___ Extracted information ___

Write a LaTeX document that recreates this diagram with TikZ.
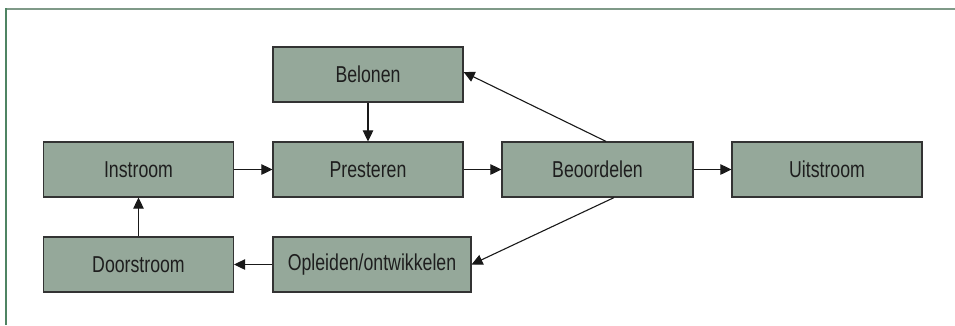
\documentclass[tikz,border=0pt]{standalone}
\usepackage{fontspec}
\setmainfont{Liberation Sans}[FakeStretch=0.77]
\usetikzlibrary{arrows.meta}
\definecolor{boxfill}{HTML}{95A89A}
\definecolor{boxline}{HTML}{333333}
\definecolor{frametop}{HTML}{7F9A88}
\definecolor{frameleft}{HTML}{4F8463}
\definecolor{txt}{HTML}{1E1E1E}
\tikzset{
  stagebox/.style={draw=boxline, fill=boxfill, line width=1.2pt,
    minimum width=190pt, minimum height=55pt, inner sep=0pt,
    text=txt, font=\fontsize{23}{25}\selectfont},
  flow/.style={draw=black!90, line width=1.1pt,
    -{Triangle[length=11pt,width=10.5pt]}},
}
\begin{document}
\begin{tikzpicture}[x=1pt, y=-1pt]
  \useasboundingbox (0,0) rectangle (955,325);
  % frame lines
  \draw[frametop, line width=2pt] (5,8.5) -- (955,8.5);
  \draw[frameleft, line width=1.5pt] (6,8) -- (6,325);
  % stages
  \node[stagebox] (bel) at (368,74.5) {Belonen};
  \node[stagebox] (pre) at (368,169.5) {Presteren};
  \node[stagebox] (ins) at (138.5,169.5) {Instroom};
  \node[stagebox, minimum width=191pt] (beo) at (597.5,169.5) {Beoordelen};
  \node[stagebox] (uit) at (827,169.5) {Uitstroom};
  \node[stagebox] (doo) at (138.5,264.5) {Doorstroom};
  \node[stagebox, minimum width=198pt] (opl) at (372,264.5) {Opleiden/ontwikkelen};
  % connectors
  \draw[flow] (ins) -- (pre);
  \draw[flow] (bel) -- (pre);
  \draw[flow] (pre) -- (beo);
  \draw[flow] (beo) -- (uit);
  \draw[flow] ([xshift=8.5pt]beo.north) -- ([yshift=2.5pt]bel.east);
  \draw[flow] ([xshift=16.5pt]beo.south) -- (opl.east);
  \draw[flow] (opl) -- (doo);
  \draw[flow] (doo) -- (ins);
\end{tikzpicture}
\end{document}
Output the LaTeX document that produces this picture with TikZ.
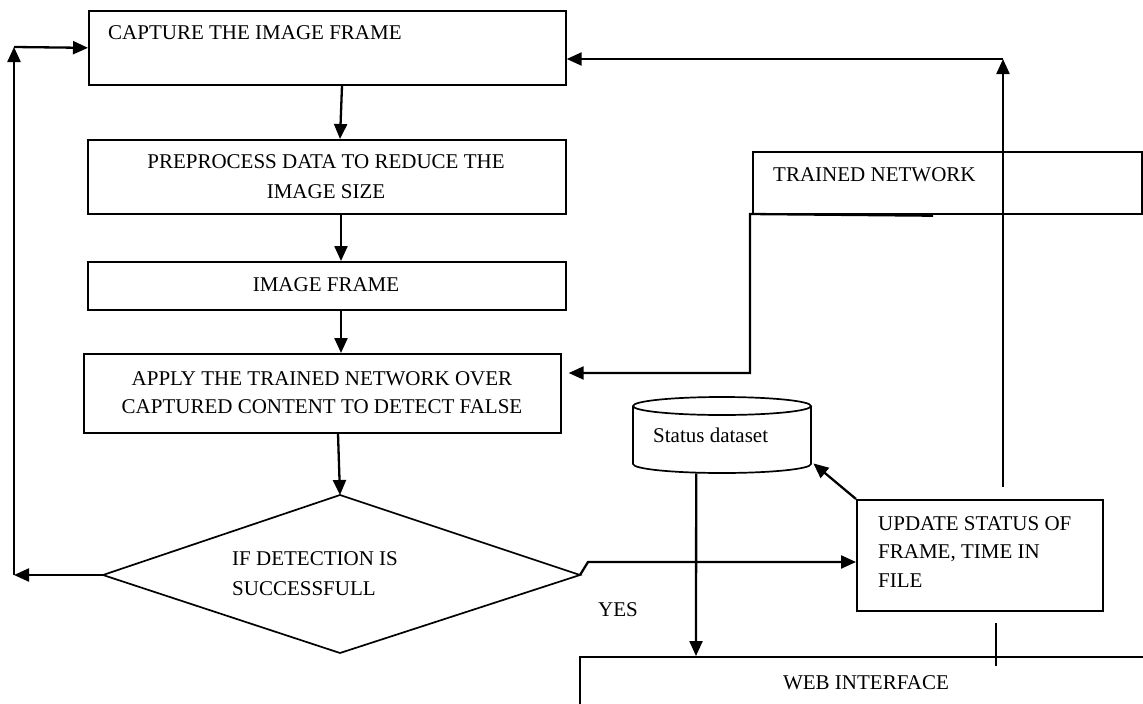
\documentclass[tikz,border=0pt]{standalone}
\usepackage{fontspec}
\setmainfont{Liberation Serif}
\usetikzlibrary{arrows.meta,calc}

\tikzset{
  box/.style={draw, line width=1.7pt, inner sep=0pt, anchor=north west},
  txt/.style={inner sep=0pt, font=\fontsize{21}{30}\selectfont},
  link/.style={line width=2.3pt},
  arr/.style={link, -{Triangle[length=15pt,width=13pt]}},
}

\begin{document}
\begin{tikzpicture}[x=1pt, y=-1pt]
  \clip (0,0) rectangle (1143,704);
  \fill[white] (0,0) rectangle (1143,704);

  % main column of process boxes
  \node[box, minimum width=477pt, minimum height=74pt] (cap) at (88,10) {};
  \node[txt, anchor=west] at (108,33) {CAPTURE THE IMAGE FRAME};

  \node[box, minimum width=478pt, minimum height=74pt] (pre) at (87,139) {};
  \node[txt, align=center] at (326,177) {PREPROCESS DATA TO REDUCE THE\\IMAGE SIZE};

  \node[box, minimum width=478pt, minimum height=48pt] (img) at (87,261) {};
  \node[txt] at (326,285) {IMAGE FRAME};

  \node[box, minimum width=477pt, minimum height=79pt] (app) at (83,353) {};
  \node[txt, align=center, font=\fontsize{21}{28}\selectfont] at (322,393) {APPLY THE TRAINED NETWORK OVER\\CAPTURED CONTENT TO DETECT FALSE};

  % decision
  \path (340,495) coordinate (dn) (580,575) coordinate (de)
        (340,653) coordinate (ds) (103,575) coordinate (dw);
  \draw[line width=1.7pt] (dn) -- (de) -- (ds) -- (dw) -- cycle;
  \node[txt, align=left, anchor=west] (dia) at (232,574) {IF DETECTION IS\\SUCCESSFULL};

  % trained network store
  \node[box, minimum width=389pt, minimum height=62pt] (tn) at (752,151) {};
  \node[txt, anchor=west] at (773,175) {TRAINED NETWORK};

  % status dataset (cylinder)
  \node[inner sep=0pt, minimum width=178pt, minimum height=76pt, anchor=north west] (db) at (633,397) {};
  \draw[line width=1.7pt] (633,406) -- (633,464)
        arc[start angle=180, end angle=0, x radius=89, y radius=9] -- (811,406);
  \draw[line width=1.7pt] (722,406) ellipse[x radius=89, y radius=9];
  \node[txt, anchor=west] at (653,435) {Status dataset};

  % update box
  \node[box, minimum width=246pt, minimum height=111pt] (upd) at (856,499) {};
  \node[txt, align=left, anchor=west, font=\fontsize{21}{28.5}\selectfont] at (878,552) {UPDATE STATUS OF\\FRAME, TIME IN\\FILE};

  % web interface
  \node[box, minimum width=600pt, minimum height=120pt] (web) at (579,656) {};
  \node[txt] at (866,683) {WEB INTERFACE};

  \node[txt] at (618,610) {YES};

  % main flow
  \draw[arr] ($(cap.south west)+(254,0)$) -- ($(pre.north west)+(253,0)$);
  \draw[arr] ($(pre.south west)+(254,0)$) -- ($(img.north west)+(254,0)$);
  \draw[arr] ($(img.south west)+(254,0)$) -- ($(app.north west)+(258,0)$);
  \draw[arr] ($(app.south west)+(255,0)$) -- (dn);

  % failure loop back to capture
  \coordinate (lbot) at (14,575);
  \coordinate (ltop) at (14,47);
  \draw[arr] (dw) -- (lbot);
  \draw[arr] (lbot) -- (ltop);
  \draw[arr] (ltop) -- (cap.west);

  % success path
  \coordinate (dbend) at (588,562);
  \draw[arr] (de) -- (dbend) -- (upd.west |- dbend);
  \draw[arr] (upd.north west) -- ($(db.south east)+(2,-10)$);

  % loop from update back to capture
  \coordinate (rbot) at (1003,487);
  \coordinate (rtop) at (1003,59);
  \draw[arr] (rbot) -- (rtop);
  \draw[arr] (rtop) -- (cap.east |- rtop);

  % trained network feeding the detector
  \draw[arr] ($(tn.south west)+(181,1)$) -- (750,214) -- (750,373)
             -- ($(app.north east)+(7,20)$);

  % dataset to web interface
  \draw[arr] ($(db.south)+(-26,0)$) -- ($(web.north west)+(117,0)$);

  % stub below the update box
  \coordinate (s1) at (996,623);
  \coordinate (s2) at (996,666);
  \draw[line width=1.7pt] (s1) -- (s2);
\end{tikzpicture}
\end{document}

___

-- What you should do --
Exactly the lines starting at the line containing "Output the LaTeX" and ending at the line containing "THE TRAINED NETWORK" should be transcribed, both included; omit the pictures.

-- Result of this exercise --
Output the LaTeX document that produces this picture with TikZ.
\documentclass[tikz,border=0pt]{standalone}
\usepackage{fontspec}
\setmainfont{Liberation Serif}
\usetikzlibrary{arrows.meta,calc}

\tikzset{
  box/.style={draw, line width=1.7pt, inner sep=0pt, anchor=north west},
  txt/.style={inner sep=0pt, font=\fontsize{21}{30}\selectfont},
  link/.style={line width=2.3pt},
  arr/.style={link, -{Triangle[length=15pt,width=13pt]}},
}

\begin{document}
\begin{tikzpicture}[x=1pt, y=-1pt]
  \clip (0,0) rectangle (1143,704);
  \fill[white] (0,0) rectangle (1143,704);

  % main column of process boxes
  \node[box, minimum width=477pt, minimum height=74pt] (cap) at (88,10) {};
  \node[txt, anchor=west] at (108,33) {CAPTURE THE IMAGE FRAME};

  \node[box, minimum width=478pt, minimum height=74pt] (pre) at (87,139) {};
  \node[txt, align=center] at (326,177) {PREPROCESS DATA TO REDUCE THE\\IMAGE SIZE};

  \node[box, minimum width=478pt, minimum height=48pt] (img) at (87,261) {};
  \node[txt] at (326,285) {IMAGE FRAME};

  \node[box, minimum width=477pt, minimum height=79pt] (app) at (83,353) {};
  \node[txt, align=center, font=\fontsize{21}{28}\selectfont] at (322,393) {APPLY THE TRAINED NETWORK OVER\\CAPTURED CONTENT TO DETECT FALSE};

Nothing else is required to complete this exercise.